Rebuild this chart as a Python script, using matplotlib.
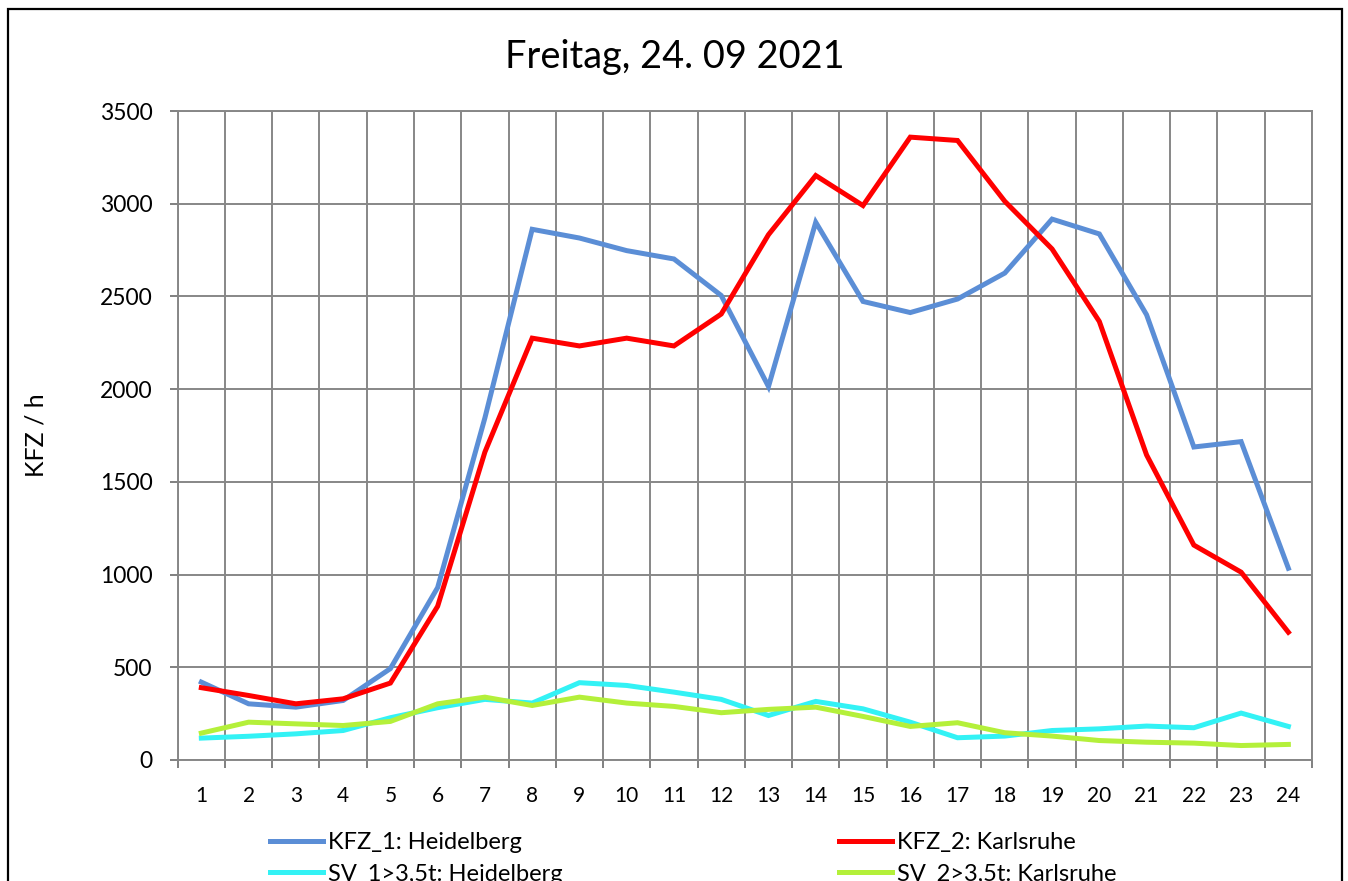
import matplotlib.pyplot as plt
from matplotlib.patches import Rectangle

plt.rcParams['font.family'] = ['Lato', 'DejaVu Sans']

hours = list(range(1, 25))
kfz_heidelberg = [420, 303, 285, 321, 493, 930, 1845, 2862, 2815, 2747, 2702, 2505,
                  2014, 2900, 2473, 2413, 2486, 2626, 2917, 2837, 2401, 1688, 1717, 1034]
kfz_karlsruhe = [390, 348, 303, 330, 415, 829, 1661, 2275, 2233, 2275, 2233, 2405,
                 2833, 3152, 2990, 3359, 3341, 3013, 2756, 2365, 1645, 1159, 1013, 689]
sv_heidelberg = [118, 128, 141, 159, 228, 282, 327, 307, 417, 402, 366, 327,
                 240, 316, 276, 204, 120, 129, 159, 168, 183, 174, 253, 181]
sv_karlsruhe = [145, 204, 195, 186, 208, 303, 339, 294, 339, 307, 289, 255,
                273, 285, 235, 181, 201, 147, 129, 105, 96, 91, 78, 84]

labels = ['KFZ_1: Heidelberg', 'KFZ_2: Karlsruhe',
          'SV_1>3,5t: Heidelberg', 'SV_2>3,5t: Karlsruhe']
colors = ['#5B8ED6', '#FF0000', '#33F2F5', '#B4F03A']

W, H = 1348, 881
fig = plt.figure(figsize=(W / 100, H / 100), dpi=100)
ax = fig.add_axes([177.7 / W, 1 - 760 / H, (1312 - 177.7) / W, (760 - 111) / H])

series = [kfz_heidelberg, kfz_karlsruhe, sv_heidelberg, sv_karlsruhe]
handles = []
for vals, c, lab in zip(series, colors, labels):
    ln, = ax.plot(hours, vals, color=c, lw=3.6, label=lab, solid_joinstyle='miter')
    handles.append(ln)

ax.set_xlim(0.5, 24.5)
ax.set_ylim(0, 3500)
ax.set_yticks(range(0, 3501, 500))
ax.set_xticks([h + 0.5 for h in range(0, 25)])
ax.set_xticklabels([])
ax.set_xticks(hours, minor=True)
ax.set_xticklabels([str(h) for h in hours], minor=True)
ax.tick_params(axis='x', which='major', length=6, width=1.4, color='#808080')
ax.tick_params(axis='x', which='minor', length=0, pad=19, labelsize=15)
ax.tick_params(axis='y', length=6, width=1.4, color='#808080', pad=12, labelsize=16.5)
ax.grid(True, which='major', color='#878787', lw=1.4)
ax.set_axisbelow(True)
for s in ax.spines.values():
    s.set_color('#878787')
    s.set_linewidth(1.4)
ax.set_ylabel('KFZ / h', fontsize=18)
ax.yaxis.set_label_coords((47 - 177.7) / (1312 - 177.7), 0.5)

fig.text(675 / W, 1 - 57 / H, 'Freitag, 24. 09 2021', fontsize=27.3,
         ha='center', va='center')

order = [handles[0], handles[2], handles[1], handles[3]]
fig.legend(order, [h.get_label() for h in order], ncol=2, frameon=False,
           loc='upper left', bbox_to_anchor=(270 / W, 1 - 832 / H),
           fontsize=17, handlelength=2.25, handletextpad=0.2,
           columnspacing=11.7, labelspacing=0.45, borderaxespad=0, borderpad=0)

fig.add_artist(Rectangle((8 / W, -0.05), (1342 - 8) / W, 1.05 - 9 / H,
                         transform=fig.transFigure, fill=False,
                         edgecolor='black', lw=1.6))

fig.savefig('out.png', dpi=100)
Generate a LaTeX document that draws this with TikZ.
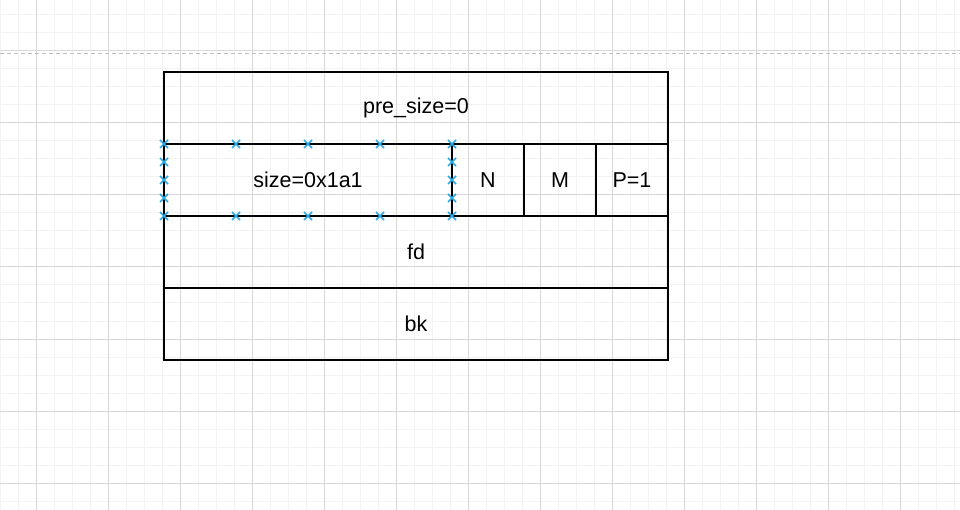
\documentclass[tikz,border=0pt]{standalone}
\usepackage{fontspec}
\setmainfont{Liberation Sans}
\usetikzlibrary{positioning}

\definecolor{minorgray}{RGB}{243,243,243}
\definecolor{majorgray}{RGB}{216,216,216}
\definecolor{pagegray}{RGB}{192,192,192}
\definecolor{selblue}{RGB}{41,170,228}

\begin{document}
\begin{tikzpicture}[x=1pt, y=-1pt,
    cell/.style={draw=black, line width=1.5pt, inner sep=0pt,
        minimum width=#1, minimum height=72pt,
        font=\fontsize{21.5}{25}\selectfont},
    cell/.default=504pt,
    minorgrid/.style={minorgray, line width=1pt},
    majorgrid/.style={majorgray, line width=1pt},
    selx/.style={selblue, line width=1.6pt}]
    
    % Background and page size
    \useasboundingbox (0,0) rectangle (960,510);
    \fill[white] (0,0) rectangle (960,510);
    
    % Minor grid lines
    \foreach \k in {0,...,53}
        \draw[minorgrid] (0.3+18*\k,0) -- (0.3+18*\k,510);
    \foreach \k in {0,...,27}
        \draw[minorgrid] (0,15+18*\k) -- (960,15+18*\k);
    
    % Major grid lines
    \foreach \k in {0,...,12}
        \draw[majorgrid] (36.6+72*\k,0) -- (36.6+72*\k,510);
    \foreach \k in {0,...,6}
        \draw[majorgrid] (0,51+72*\k) -- (960,51+72*\k);
    
    % Page break line
    \draw[pagegray, line width=1pt, dash pattern=on 4pt off 3pt] (0,53.3) -- (960,53.3);
    
    % Rows of the chunk
    \node[cell] (presize) at (416,108) {pre\_size=0};
    \node[cell=288pt] (size) at (308,180) {size=0x1a1};
    \node[cell=72pt] (flagN) at (488,180) {N};
    \node[cell=72pt] (flagM) at (560,180) {M};
    \node[cell=72pt] (flagP) at (632,180) {P=1};
    \node[cell] (fd) at (416,252) {fd};
    \node[cell] (bk) at (416,324) {bk};
    
    % Selection handles on the size cell
    \foreach \x in {164,236,308,380,452}
        \foreach \y in {144,216}
            \draw[selx] (\x-4,\y-4) -- (\x+4,\y+4) (\x-4,\y+4) -- (\x+4,\y-4);
    \foreach \x in {164,452}
        \foreach \y in {162,180,198}
            \draw[selx] (\x-4,\y-4) -- (\x+4,\y+4) (\x-4,\y+4) -- (\x+4,\y-4);
\end{tikzpicture}
\end{document}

**TASK BRIEF**
Pictures are to be left out; all else in the entries above is to be quoted exactly.

**WRITTEN REPLY**
Rebuild this chart as a Python script, using matplotlib.
import matplotlib.pyplot as plt
from matplotlib.patches import Rectangle

plt.rcParams['font.family'] = ['Lato', 'DejaVu Sans']

hours = list(range(1, 25))
kfz_heidelberg = [420, 303, 285, 321, 493, 930, 1845, 2862, 2815, 2747, 2702, 2505,
                  2014, 2900, 2473, 2413, 2486, 2626, 2917, 2837, 2401, 1688, 1717, 1034]
kfz_karlsruhe = [390, 348, 303, 330, 415, 829, 1661, 2275, 2233, 2275, 2233, 2405,
                 2833, 3152, 2990, 3359, 3341, 3013, 2756, 2365, 1645, 1159, 1013, 689]
sv_heidelberg = [118, 128, 141, 159, 228, 282, 327, 307, 417, 402, 366, 327,
                 240, 316, 276, 204, 120, 129, 159, 168, 183, 174, 253, 181]
sv_karlsruhe = [145, 204, 195, 186, 208, 303, 339, 294, 339, 307, 289, 255,
                273, 285, 235, 181, 201, 147, 129, 105, 96, 91, 78, 84]

labels = ['KFZ_1: Heidelberg', 'KFZ_2: Karlsruhe',
          'SV_1>3,5t: Heidelberg', 'SV_2>3,5t: Karlsruhe']
colors = ['#5B8ED6', '#FF0000', '#33F2F5', '#B4F03A']

W, H = 1348, 881
fig = plt.figure(figsize=(W / 100, H / 100), dpi=100)
ax = fig.add_axes([177.7 / W, 1 - 760 / H, (1312 - 177.7) / W, (760 - 111) / H])

series = [kfz_heidelberg, kfz_karlsruhe, sv_heidelberg, sv_karlsruhe]
handles = []
for vals, c, lab in zip(series, colors, labels):
    ln, = ax.plot(hours, vals, color=c, lw=3.6, label=lab, solid_joinstyle='miter')
    handles.append(ln)

ax.set_xlim(0.5, 24.5)
ax.set_ylim(0, 3500)
ax.set_yticks(range(0, 3501, 500))
ax.set_xticks([h + 0.5 for h in range(0, 25)])
ax.set_xticklabels([])
ax.set_xticks(hours, minor=True)
ax.set_xticklabels([str(h) for h in hours], minor=True)
ax.tick_params(axis='x', which='major', length=6, width=1.4, color='#808080')
ax.tick_params(axis='x', which='minor', length=0, pad=19, labelsize=15)
ax.tick_params(axis='y', length=6, width=1.4, color='#808080', pad=12, labelsize=16.5)
ax.grid(True, which='major', color='#878787', lw=1.4)
ax.set_axisbelow(True)
for s in ax.spines.values():
    s.set_color('#878787')
    s.set_linewidth(1.4)
ax.set_ylabel('KFZ / h', fontsize=18)
ax.yaxis.set_label_coords((47 - 177.7) / (1312 - 177.7), 0.5)

fig.text(675 / W, 1 - 57 / H, 'Freitag, 24. 09 2021', fontsize=27.3,
         ha='center', va='center')

order = [handles[0], handles[2], handles[1], handles[3]]
fig.legend(order, [h.get_label() for h in order], ncol=2, frameon=False,
           loc='upper left', bbox_to_anchor=(270 / W, 1 - 832 / H),
           fontsize=17, handlelength=2.25, handletextpad=0.2,
           columnspacing=11.7, labelspacing=0.45, borderaxespad=0, borderpad=0)

fig.add_artist(Rectangle((8 / W, -0.05), (1342 - 8) / W, 1.05 - 9 / H,
                         transform=fig.transFigure, fill=False,
                         edgecolor='black', lw=1.6))

fig.savefig('out.png', dpi=100)
Generate a LaTeX document that draws this with TikZ.
\documentclass[tikz,border=0pt]{standalone}
\usepackage{fontspec}
\setmainfont{Liberation Sans}
\usetikzlibrary{positioning}

\definecolor{minorgray}{RGB}{243,243,243}
\definecolor{majorgray}{RGB}{216,216,216}
\definecolor{pagegray}{RGB}{192,192,192}
\definecolor{selblue}{RGB}{41,170,228}

\begin{document}
\begin{tikzpicture}[x=1pt, y=-1pt,
    cell/.style={draw=black, line width=1.5pt, inner sep=0pt,
        minimum width=#1, minimum height=72pt,
        font=\fontsize{21.5}{25}\selectfont},
    cell/.default=504pt,
    minorgrid/.style={minorgray, line width=1pt},
    majorgrid/.style={majorgray, line width=1pt},
    selx/.style={selblue, line width=1.6pt}]
    
    % Background and page size
    \useasboundingbox (0,0) rectangle (960,510);
    \fill[white] (0,0) rectangle (960,510);
    
    % Minor grid lines
    \foreach \k in {0,...,53}
        \draw[minorgrid] (0.3+18*\k,0) -- (0.3+18*\k,510);
    \foreach \k in {0,...,27}
        \draw[minorgrid] (0,15+18*\k) -- (960,15+18*\k);
    
    % Major grid lines
    \foreach \k in {0,...,12}
        \draw[majorgrid] (36.6+72*\k,0) -- (36.6+72*\k,510);
    \foreach \k in {0,...,6}
        \draw[majorgrid] (0,51+72*\k) -- (960,51+72*\k);
    
    % Page break line
    \draw[pagegray, line width=1pt, dash pattern=on 4pt off 3pt] (0,53.3) -- (960,53.3);
    
    % Rows of the chunk
    \node[cell] (presize) at (416,108) {pre\_size=0};
    \node[cell=288pt] (size) at (308,180) {size=0x1a1};
    \node[cell=72pt] (flagN) at (488,180) {N};
    \node[cell=72pt] (flagM) at (560,180) {M};
    \node[cell=72pt] (flagP) at (632,180) {P=1};
    \node[cell] (fd) at (416,252) {fd};
    \node[cell] (bk) at (416,324) {bk};
    
    % Selection handles on the size cell
    \foreach \x in {164,236,308,380,452}
        \foreach \y in {144,216}
            \draw[selx] (\x-4,\y-4) -- (\x+4,\y+4) (\x-4,\y+4) -- (\x+4,\y-4);
    \foreach \x in {164,452}
        \foreach \y in {162,180,198}
            \draw[selx] (\x-4,\y-4) -- (\x+4,\y+4) (\x-4,\y+4) -- (\x+4,\y-4);
\end{tikzpicture}
\end{document}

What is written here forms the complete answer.